_Required task_
Print the lines of the listing below verbatim from its first line through the line bearing "28.8, 29.0, 29.1];". Any pictures are to be omitted.

══ Information supplied ══

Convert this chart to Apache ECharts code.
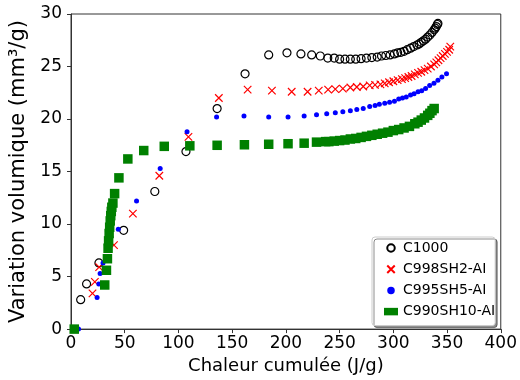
<!DOCTYPE html>
<html>
<head>
<meta charset="utf-8">
<script src="https://cdn.jsdelivr.net/npm/echarts@6/dist/echarts.min.js"></script>
<style>
html,body{margin:0;padding:0;background:#fff;}
#c{width:520px;height:380px;}
</style>
</head>
<body>
<div id="c"></div>
<script>
// ---- data ----
var seriesNames = ['C1000', 'C998SH2-AI', 'C995SH5-AI', 'C990SH10-AI'];
var xTicks = [0, 50, 100, 150, 200, 250, 300, 350, 400];
var yTicks = [0, 5, 10, 15, 20, 25, 30];

var c1000X = [9, 14.5, 26, 49, 78, 107, 136, 162, 184, 201, 214, 224, 232, 239, 245, 250, 255, 260, 265, 270, 275, 280, 285, 289, 293, 297, 301, 304, 307, 310, 313, 316, 319, 322, 324, 326, 328, 330, 332, 334, 336, 338, 339, 340, 341, 341.5];
var c1000Y = [2.8, 4.3, 6.3, 9.4, 13.1, 16.9, 21.0, 24.3, 26.1, 26.3, 26.2, 26.1, 26.0, 25.8, 25.8, 25.7, 25.7, 25.7, 25.7, 25.75, 25.8, 25.85, 25.9, 26.0, 26.05, 26.1, 26.2, 26.3, 26.35, 26.45, 26.6, 26.75, 26.9, 27.05, 27.15, 27.3, 27.45, 27.6, 27.8, 28.0, 28.25, 28.5, 28.65, 28.8, 29.0, 29.1];

var c998X = [20, 22.2, 26.2, 40, 57.6, 82.2, 109.3, 137.6, 164.4, 187, 205.4, 220.2, 230.6, 239.3, 246, 253, 260, 266, 272, 278, 283, 288, 292, 296, 300, 304, 308, 311, 314, 317, 320, 323, 326, 329, 332, 335, 338, 340, 342, 344, 346, 348, 350, 352, 353];
var c998Y = [3.4, 4.5, 5.9, 8.0, 11.0, 14.6, 18.3, 22.0, 22.8, 22.7, 22.6, 22.6, 22.7, 22.8, 22.85, 22.9, 23.0, 23.05, 23.1, 23.2, 23.25, 23.3, 23.4, 23.5, 23.6, 23.7, 23.8, 23.9, 24.0, 24.1, 24.25, 24.4, 24.5, 24.65, 24.8, 25.0, 25.2, 25.4, 25.6, 25.8, 26.0, 26.2, 26.4, 26.6, 26.9];

var c995X = [7, 24.3, 25.9, 27.1, 29.8, 44, 61, 83, 108, 135.5, 161, 184, 202, 217, 228.5, 238, 246, 253, 260, 266, 272, 278, 283, 287, 292, 296.5, 301, 305, 308.5, 312, 316, 319.3, 323, 326.4, 330, 333.8, 337.8, 341.5, 345.2, 349.5];
var c995Y = [0, 3.0, 4.3, 5.3, 6.3, 9.5, 12.2, 15.3, 18.8, 20.2, 20.3, 20.2, 20.2, 20.3, 20.4, 20.5, 20.6, 20.7, 20.8, 20.9, 21.0, 21.2, 21.3, 21.4, 21.5, 21.6, 21.7, 21.9, 22.0, 22.1, 22.3, 22.4, 22.6, 22.7, 22.9, 23.2, 23.4, 23.7, 24.0, 24.3];

var c990X = [3, 31.4, 33, 33.9, 34.5, 35, 35.5, 36, 36.5, 37, 37.5, 38, 39, 40.6, 44.6, 52.9, 67.7, 86.8, 110.6, 136, 161.4, 184, 202, 217, 228.5, 237, 240, 245, 250, 255, 260, 265, 270, 275, 280, 285, 290, 295, 300, 305, 310, 315, 320, 323, 326, 329, 332, 334, 336, 338];
var c990Y = [0, 4.2, 5.6, 6.7, 7.7, 8.4, 9.1, 9.7, 10.3, 10.8, 11.2, 11.6, 12.0, 12.9, 14.4, 16.2, 17.0, 17.4, 17.45, 17.5, 17.55, 17.6, 17.65, 17.7, 17.8, 17.85, 17.85, 17.9, 17.95, 18.0, 18.1, 18.15, 18.25, 18.35, 18.45, 18.55, 18.65, 18.75, 18.9, 19.0, 19.15, 19.3, 19.55, 19.7, 19.9, 20.1, 20.35, 20.55, 20.8, 21.0];

function zip(xs, ys) { return xs.map(function (x, i) { return [x, ys[i]]; }); }

var FONT = 'DejaVu Sans';
var chart = echarts.init(document.getElementById('c'), null, { renderer: 'canvas' });
var crossPath = 'path://M0,0L10,10M10,0L0,10';

chart.setOption({
  animation: false,
  backgroundColor: '#fff',
  textStyle: { fontFamily: FONT },
  grid: { left: 71, right: 16, top: 14, bottom: 48, show: true, borderColor: '#333', borderWidth: 1, backgroundColor: 'transparent' },
  xAxis: {
    type: 'value', min: xTicks[0], max: xTicks[xTicks.length - 1], interval: 50,
    name: 'Chaleur cumulée (J/g)', nameLocation: 'middle', nameGap: 24,
    nameTextStyle: { fontFamily: FONT, fontSize: 18, color: '#000' },
    axisLine: { show: true, onZero: false, lineStyle: { color: '#333', width: 1 } },
    axisTick: { show: true, inside: false, length: 4, lineStyle: { color: '#333' } },
    axisLabel: { fontFamily: FONT, fontSize: 17, color: '#000', margin: 6 },
    splitLine: { show: false }
  },
  yAxis: {
    type: 'value', min: yTicks[0], max: yTicks[yTicks.length - 1], interval: 5,
    name: 'Variation volumique (mm³/g)', nameLocation: 'middle', nameGap: 32,
    nameTextStyle: { fontFamily: FONT, fontSize: 21, color: '#000' },
    axisLine: { show: true, onZero: false, lineStyle: { color: '#333', width: 1 } },
    axisTick: { show: true, inside: false, length: 4, lineStyle: { color: '#333' } },
    axisLabel: { fontFamily: FONT, fontSize: 17, color: '#000', margin: 9 },
    splitLine: { show: false }
  },
  legend: {
    orient: 'vertical', left: 372, top: 237,
    padding: [4, 0, 7, 12],
    itemWidth: 14, itemHeight: 7.5, itemGap: 7.2,
    textStyle: { fontFamily: FONT, fontSize: 14, color: '#000' },
    backgroundColor: '#fff', borderColor: '#ccc', borderWidth: 1, borderRadius: 3,
    shadowColor: 'rgba(0,0,0,0.45)', shadowBlur: 0, shadowOffsetX: 2, shadowOffsetY: 2,
    data: seriesNames
  },
  series: [
    { name: seriesNames[0], type: 'scatter', data: zip(c1000X, c1000Y), symbol: 'circle', symbolSize: 8,
      itemStyle: { color: 'rgba(255,255,255,0)', borderColor: '#000', borderWidth: 1.2, opacity: 1 } },
    { name: seriesNames[1], type: 'scatter', data: zip(c998X, c998Y), symbol: crossPath, symbolSize: 7.5,
      itemStyle: { color: 'rgba(255,0,0,0)', borderColor: '#ff0000', borderWidth: 1.2, opacity: 1 } },
    { name: seriesNames[2], type: 'scatter', data: zip(c995X, c995Y), symbol: 'circle', symbolSize: 5,
      itemStyle: { color: '#0000ff', opacity: 1 } },
    { name: seriesNames[3], type: 'scatter', data: zip(c990X, c990Y), symbol: 'rect', symbolSize: 9.5,
      itemStyle: { color: '#008000', opacity: 1 } }
  ]
});
</script>
</body>
</html>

═══

_Full solution_
Convert this chart to Apache ECharts code.
<!DOCTYPE html>
<html>
<head>
<meta charset="utf-8">
<script src="https://cdn.jsdelivr.net/npm/echarts@6/dist/echarts.min.js"></script>
<style>
html,body{margin:0;padding:0;background:#fff;}
#c{width:520px;height:380px;}
</style>
</head>
<body>
<div id="c"></div>
<script>
// ---- data ----
var seriesNames = ['C1000', 'C998SH2-AI', 'C995SH5-AI', 'C990SH10-AI'];
var xTicks = [0, 50, 100, 150, 200, 250, 300, 350, 400];
var yTicks = [0, 5, 10, 15, 20, 25, 30];

var c1000X = [9, 14.5, 26, 49, 78, 107, 136, 162, 184, 201, 214, 224, 232, 239, 245, 250, 255, 260, 265, 270, 275, 280, 285, 289, 293, 297, 301, 304, 307, 310, 313, 316, 319, 322, 324, 326, 328, 330, 332, 334, 336, 338, 339, 340, 341, 341.5];
var c1000Y = [2.8, 4.3, 6.3, 9.4, 13.1, 16.9, 21.0, 24.3, 26.1, 26.3, 26.2, 26.1, 26.0, 25.8, 25.8, 25.7, 25.7, 25.7, 25.7, 25.75, 25.8, 25.85, 25.9, 26.0, 26.05, 26.1, 26.2, 26.3, 26.35, 26.45, 26.6, 26.75, 26.9, 27.05, 27.15, 27.3, 27.45, 27.6, 27.8, 28.0, 28.25, 28.5, 28.65, 28.8, 29.0, 29.1];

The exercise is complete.